ISBN 9780141014081
“At that time it wasn’t anymore families. It was everybody to take care for himself.”
Polish Jews Vladek and Anja Spiegelman survived the Holocaust and immigrated to America with their son, Art, who was born in Sweden after the war. But the atrocities of the war cast a long shadow over their family. Beginning in 1978, Art Spiegelman interviewed his father about his experiences during the war, and serialized them in comic form. He would ultimately spend thirteen years of his life capturing this history, grappling with the legacy of the Holocaust, and his complicated relationship with his father.
Maus is famous for depicting the characters as anthropomorphized animals, in the tradition of Aesop’s Fables or Animal Farm. However, the visual medium really emphasizes this narrative choice, which allows Spiegelman to approach the unspeakable. Jews are depicted as mice, and Nazis as the cats that prey on them. Nazi propaganda often compared Jews to rats and vermin, so Spiegelman’s technique is an interesting way of turning that prejudice around into social commentary. The metaphor does occasionally become overextended, such as the scene where Anja is hiding in the dark, and is afraid that there are rats, while Vladek reassures her that they are only mice. Spiegelman also sometimes deliberately breaks the metaphor, as in the early pages of Volume II, where panels showing characters from the side show that the mouse faces are only masks.
Maus is certainly a story about the Holocaust, but it is also about Art and Vladek’s tense and complicated father-son relationship. Because he interviewed and recorded his father, the dialogue really seems to capture Vladek’s voice in an authentic way. The story of collecting and preserving the story is as significant to Maus as the Holocaust narrative itself. Maus includes material that Vladek asked Art not to put in the book, and this question of what to preserve is grappled with publicly rather than privately, since Spiegelman puts this scene in the book. On page scenes also show his worries about how to depict his father honestly when “in some ways he’s just like the racist caricature of the miserly old Jew.” Much of the power of the narrative comes from this grappling with the lingering effects of the war on those who survived it. The effects are multigenerational, as Art also confronts his own feelings about being born after the war, while the older brother he never knew did not survive.

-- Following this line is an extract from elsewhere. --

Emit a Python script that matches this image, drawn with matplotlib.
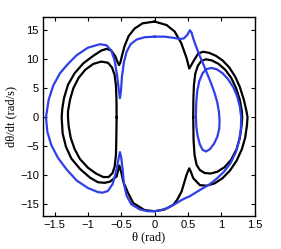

If Vladek heavily defines the narrative by his voice, and combative relationship with Art, Anja’s influence on the story is largely a question of her absence. Because she died before Art began documenting the family’s history, the narrative rests squarely in Vladek’s hands, even if it is Anja’s story as well. Art can provide limited memories of his mother from his childhood, but we have access to her experiences during the war only through Vladek’s eyes. Seeing how Vladek behaves with his second wife, Mala, there is much to wonder about how Anja saw things, and what her perspective would have added to the story. Vladek’s destruction of her diaries only adds to that sense of loss, and wondering what more Maus might have been if her voice could have been heard.
Spiegelman’s unusual metaphor of cats and mice approaches the Holocaust in a unique way that lends a fresh perspective to a period of history that is much covered. But Maus stands out just as much for its complex depiction of familial relationships, and the inter-generational consequences of such tragedies. The story of the story adds context and depth to Vladek’s recollections.